## To be done
All of the material below is to be restated word for word, apart from the pictures.

(Rows from a dataset of charts and code)
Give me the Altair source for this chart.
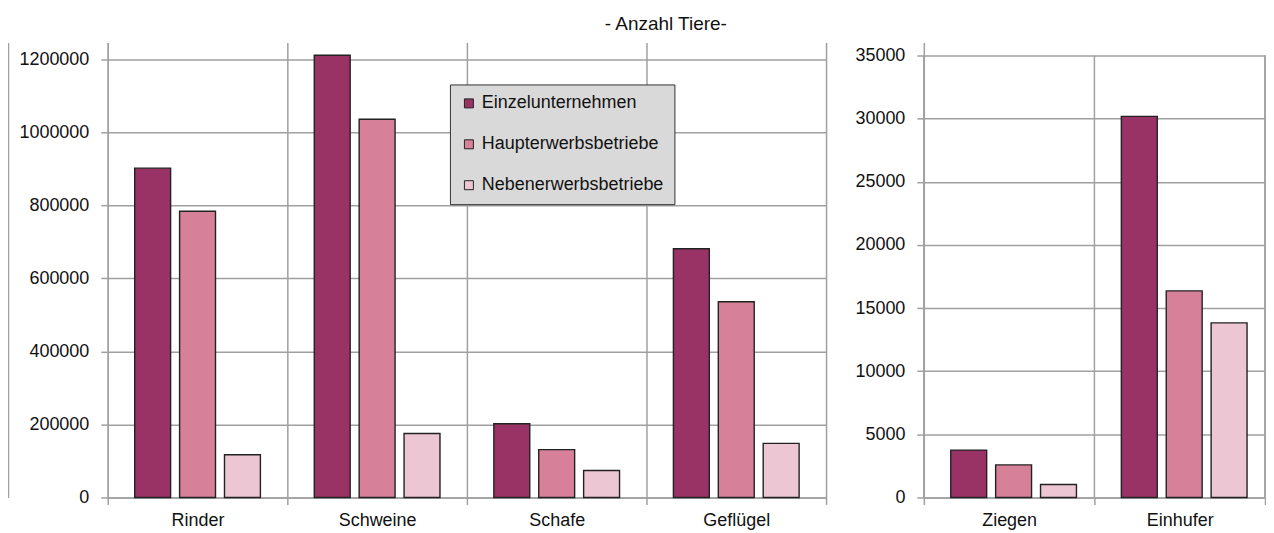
import altair as alt
import pandas as pd

# ---- data ----
series = ["Einzelunternehmen", "Haupterwerbsbetriebe", "Nebenerwerbsbetriebe"]
colors = ["#993366", "#D6809A", "#EDC6D3"]

cats_left = ["Rinder", "Schweine", "Schafe", "Geflügel"]
einzel_left = [902000, 1211000, 202000, 681000]
haupt_left = [784000, 1036000, 131000, 536000]
neben_left = [117000, 175000, 74000, 148000]

cats_right = ["Ziegen", "Einhufer"]
einzel_right = [3750, 30180]
haupt_right = [2580, 16360]
neben_right = [1030, 13830]

ticks_left = [0, 200000, 400000, 600000, 800000, 1000000, 1200000]
ticks_right = [0, 5000, 10000, 15000, 20000, 25000, 30000, 35000]

title_text = "- Anzahl Tiere-"

GRID = "#A0A0A0"
FONT = "Liberation Sans"
TEXT = "#111111"


def frame(cats, e, h, n):
    rows = []
    for i, c in enumerate(cats):
        for s, vals in zip(series, (e, h, n)):
            rows.append({"Kategorie": c, "Betrieb": s, "Anzahl": vals[i]})
    return pd.DataFrame(rows)


def x_axis(xgrid):
    return alt.Axis(labelAngle=0, labelAlign="center", tickBand="extent",
                    bandPosition=0.5, grid=xgrid, gridColor=GRID, gridWidth=1.5,
                    tickColor=GRID, tickWidth=1.5, tickSize=7,
                    domainColor=GRID, domainWidth=1.5, labelPadding=7)


def bars(df, cats, ymax, ticks, legend, xgrid):
    return alt.Chart(df).mark_bar(stroke="#222222", strokeWidth=1.4).encode(
        x=alt.X("Kategorie:N", sort=cats, title=None,
                scale=alt.Scale(paddingInner=0, paddingOuter=0),
                axis=x_axis(xgrid)),
        xOffset=alt.XOffset("Betrieb:N", sort=series,
                            scale=alt.Scale(paddingInner=0.2, paddingOuter=0.6)),
        y=alt.Y(
            "Anzahl:Q", title=None,
            scale=alt.Scale(domain=[0, ymax], nice=False, zero=True),
            axis=alt.Axis(values=ticks, format="d", grid=True, gridColor=GRID,
                          gridWidth=1.5, tickColor=GRID, tickWidth=1.5,
                          tickSize=7, domainColor=GRID, domainWidth=1.5,
                          labelPadding=12),
        ),
        color=alt.Color("Betrieb:N", sort=series,
                        scale=alt.Scale(domain=series, range=colors),
                        legend=legend),
    )


df_left = frame(cats_left, einzel_left, haupt_left, neben_left)
df_right = frame(cats_right, einzel_right, haupt_right, neben_right)

legend_left = alt.Legend(
    title=None, orient="none", legendX=343, legendY=42,
    fillColor="#D9D9D9", strokeColor="#333333", padding=10, rowPadding=23,
    symbolType="square", symbolSize=81, symbolStrokeColor="#222222",
    symbolStrokeWidth=1, labelFont=FONT, labelFontSize=18, labelColor=TEXT,
    labelOffset=4, labelLimit=300,
)

LEFT_MAX = 1246000
RIGHT_MAX = 36030

left_bars = bars(df_left, cats_left, LEFT_MAX, ticks_left, legend_left, True)
# outer frame line on the far left, drawn as an offset axis domain
left_frame = alt.Chart(df_left).mark_rule(opacity=0).encode(
    y=alt.Y("Anzahl:Q", title=None,
            scale=alt.Scale(domain=[0, LEFT_MAX], nice=False),
            axis=alt.Axis(orient="left", labels=False, ticks=False, grid=False,
                          domain=True, domainColor=GRID, domainWidth=1.5,
                          offset=100)),
)
left = alt.layer(left_bars, left_frame).resolve_axis(y="independent").properties(
    width=720, height=456
)

# right panel: vertical grid lines only up to the top tick
df_right_cats = pd.DataFrame({"Kategorie": cats_right})
right_bars = bars(df_right, cats_right, RIGHT_MAX, ticks_right, None, False)
right_vgrid = alt.Chart(df_right_cats).mark_rule(color=GRID, strokeWidth=1.5).encode(
    x=alt.X("Kategorie:N", sort=cats_right, bandPosition=0, title=None,
            axis=x_axis(False)),
    y=alt.datum(0),
    y2=alt.datum(ticks_right[-1]),
)
right_edge = alt.Chart(df_right_cats).mark_rule(color=GRID, strokeWidth=1.5).encode(
    x=alt.value("width"),
    y=alt.datum(0),
    y2=alt.datum(ticks_right[-1]),
)
right = alt.layer(right_bars, right_vgrid, right_edge).properties(
    width=342, height=456
)

chart = alt.hconcat(left, right, spacing=27).resolve_scale(
    color="independent"
).properties(
    title=alt.TitleParams(title_text, fontSize=19, font=FONT, fontWeight="normal",
                          color=TEXT, anchor="middle", offset=9, dx=29),
    padding={"left": 0, "right": 0, "top": 6, "bottom": 0},
).configure_view(stroke=None).configure_axis(
    labelFont=FONT, labelFontSize=18, labelColor=TEXT
)

chart.save("out.html", embed_options={"renderer": "svg", "actions": False})
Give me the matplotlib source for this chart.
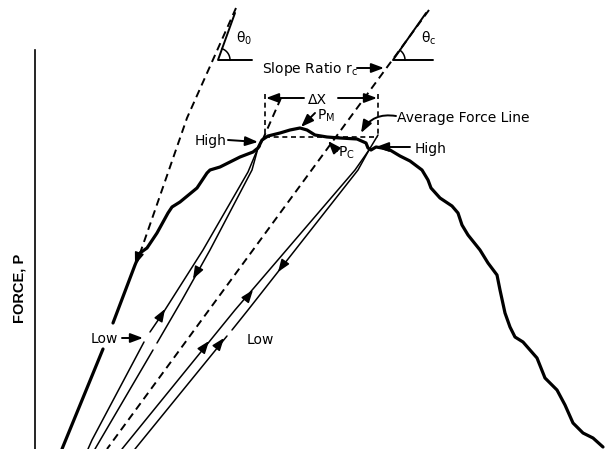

## The completed task
Give me the Altair source for this chart.
import altair as alt
import pandas as pd

# ---- data ----
series = ["Einzelunternehmen", "Haupterwerbsbetriebe", "Nebenerwerbsbetriebe"]
colors = ["#993366", "#D6809A", "#EDC6D3"]

cats_left = ["Rinder", "Schweine", "Schafe", "Geflügel"]
einzel_left = [902000, 1211000, 202000, 681000]
haupt_left = [784000, 1036000, 131000, 536000]
neben_left = [117000, 175000, 74000, 148000]

cats_right = ["Ziegen", "Einhufer"]
einzel_right = [3750, 30180]
haupt_right = [2580, 16360]
neben_right = [1030, 13830]

ticks_left = [0, 200000, 400000, 600000, 800000, 1000000, 1200000]
ticks_right = [0, 5000, 10000, 15000, 20000, 25000, 30000, 35000]

title_text = "- Anzahl Tiere-"

GRID = "#A0A0A0"
FONT = "Liberation Sans"
TEXT = "#111111"


def frame(cats, e, h, n):
    rows = []
    for i, c in enumerate(cats):
        for s, vals in zip(series, (e, h, n)):
            rows.append({"Kategorie": c, "Betrieb": s, "Anzahl": vals[i]})
    return pd.DataFrame(rows)


def x_axis(xgrid):
    return alt.Axis(labelAngle=0, labelAlign="center", tickBand="extent",
                    bandPosition=0.5, grid=xgrid, gridColor=GRID, gridWidth=1.5,
                    tickColor=GRID, tickWidth=1.5, tickSize=7,
                    domainColor=GRID, domainWidth=1.5, labelPadding=7)


def bars(df, cats, ymax, ticks, legend, xgrid):
    return alt.Chart(df).mark_bar(stroke="#222222", strokeWidth=1.4).encode(
        x=alt.X("Kategorie:N", sort=cats, title=None,
                scale=alt.Scale(paddingInner=0, paddingOuter=0),
                axis=x_axis(xgrid)),
        xOffset=alt.XOffset("Betrieb:N", sort=series,
                            scale=alt.Scale(paddingInner=0.2, paddingOuter=0.6)),
        y=alt.Y(
            "Anzahl:Q", title=None,
            scale=alt.Scale(domain=[0, ymax], nice=False, zero=True),
            axis=alt.Axis(values=ticks, format="d", grid=True, gridColor=GRID,
                          gridWidth=1.5, tickColor=GRID, tickWidth=1.5,
                          tickSize=7, domainColor=GRID, domainWidth=1.5,
                          labelPadding=12),
        ),
        color=alt.Color("Betrieb:N", sort=series,
                        scale=alt.Scale(domain=series, range=colors),
                        legend=legend),
    )


df_left = frame(cats_left, einzel_left, haupt_left, neben_left)
df_right = frame(cats_right, einzel_right, haupt_right, neben_right)

legend_left = alt.Legend(
    title=None, orient="none", legendX=343, legendY=42,
    fillColor="#D9D9D9", strokeColor="#333333", padding=10, rowPadding=23,
    symbolType="square", symbolSize=81, symbolStrokeColor="#222222",
    symbolStrokeWidth=1, labelFont=FONT, labelFontSize=18, labelColor=TEXT,
    labelOffset=4, labelLimit=300,
)

LEFT_MAX = 1246000
RIGHT_MAX = 36030

left_bars = bars(df_left, cats_left, LEFT_MAX, ticks_left, legend_left, True)
# outer frame line on the far left, drawn as an offset axis domain
left_frame = alt.Chart(df_left).mark_rule(opacity=0).encode(
    y=alt.Y("Anzahl:Q", title=None,
            scale=alt.Scale(domain=[0, LEFT_MAX], nice=False),
            axis=alt.Axis(orient="left", labels=False, ticks=False, grid=False,
                          domain=True, domainColor=GRID, domainWidth=1.5,
                          offset=100)),
)
left = alt.layer(left_bars, left_frame).resolve_axis(y="independent").properties(
    width=720, height=456
)

# right panel: vertical grid lines only up to the top tick
df_right_cats = pd.DataFrame({"Kategorie": cats_right})
right_bars = bars(df_right, cats_right, RIGHT_MAX, ticks_right, None, False)
right_vgrid = alt.Chart(df_right_cats).mark_rule(color=GRID, strokeWidth=1.5).encode(
    x=alt.X("Kategorie:N", sort=cats_right, bandPosition=0, title=None,
            axis=x_axis(False)),
    y=alt.datum(0),
    y2=alt.datum(ticks_right[-1]),
)
right_edge = alt.Chart(df_right_cats).mark_rule(color=GRID, strokeWidth=1.5).encode(
    x=alt.value("width"),
    y=alt.datum(0),
    y2=alt.datum(ticks_right[-1]),
)
right = alt.layer(right_bars, right_vgrid, right_edge).properties(
    width=342, height=456
)

chart = alt.hconcat(left, right, spacing=27).resolve_scale(
    color="independent"
).properties(
    title=alt.TitleParams(title_text, fontSize=19, font=FONT, fontWeight="normal",
                          color=TEXT, anchor="middle", offset=9, dx=29),
    padding={"left": 0, "right": 0, "top": 6, "bottom": 0},
).configure_view(stroke=None).configure_axis(
    labelFont=FONT, labelFontSize=18, labelColor=TEXT
)

chart.save("out.html", embed_options={"renderer": "svg", "actions": False})
Give me the matplotlib source for this chart.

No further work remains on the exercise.